Num texto publicado na I.D. em meados dos anos 90 intitulado In Defense of Unprofessionalism, Michael Rock olha com desconfiança para essa aparentemente inevitável correspondência entre: ser-se designer; ser-se formado em design; pertencer-se a uma associação profissional de designers. Se, para Michael Rock, pode fazer sentido uma rígida definição de critérios de reconhecimento profissional em disciplinas que envolvem assuntos de vida e morte (médicos ou taxistas) ou em disciplinas em que é fundamental que as coisas se aguentem em pé (como os engenheiros civis) levando à imposição de critérios mais restritivos (a Ordem dos Médicos exclui, por exemplo, os herbalistas ou os acupunctores) no caso do Design o amadorismo pode ser uma qualidade, que se traduz por uma menor ortodoxia, uma maior liberdade em explorar diversas possibilidades.

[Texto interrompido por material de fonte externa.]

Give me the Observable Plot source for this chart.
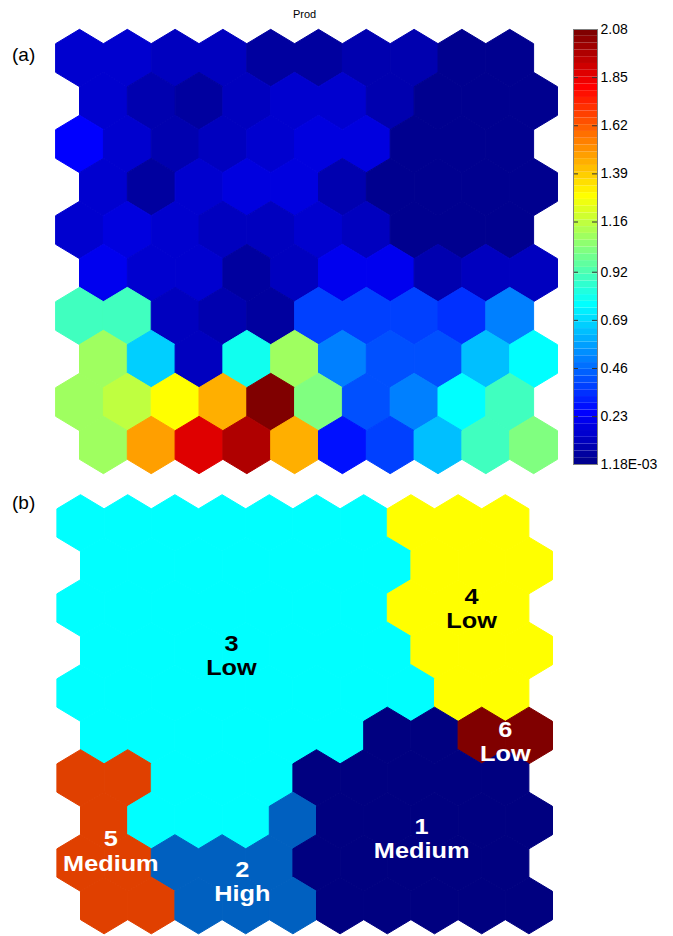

Parece certo que, no campo do design, o “bom profissionalismo” não compensa. Talvez seja a noção – de “bom profissional” – que esteja a ser tomada de forma muito redutora, mas parece claro que os clientes preferem sempre “aqueles moços” que fazem “coisas giras sem levantar grandes ondas” do que os “cromos” que questionam e discutem as propostas, que pedem tempo para pensar numa solução e que no limite – desaforo dos desaforos – podem até achar que encontraram uma melhor solução do que aquela que o cliente tinha tido. Também nas escolas de design, por mais rigoroso que seja o professor, por mais dedicado, empenhado e exigente que seja, nunca cairá nas boas graças da maioria dos alunos enquanto não assumir uma atitude do tipo “clube dos poetas mortos” e não perceber que as boas ideias tem-se no bar e não na sala de aula.
O falso médico foi proibido de exercer, em liberdade, a especialidade – e ninguém inventa ser neuropsiquiátra em vão – para qual estava talhado. Estou certo que continuará a exercer dentro na penitenciária onde for colocado. É que a competência não escolhe horas nem lugares.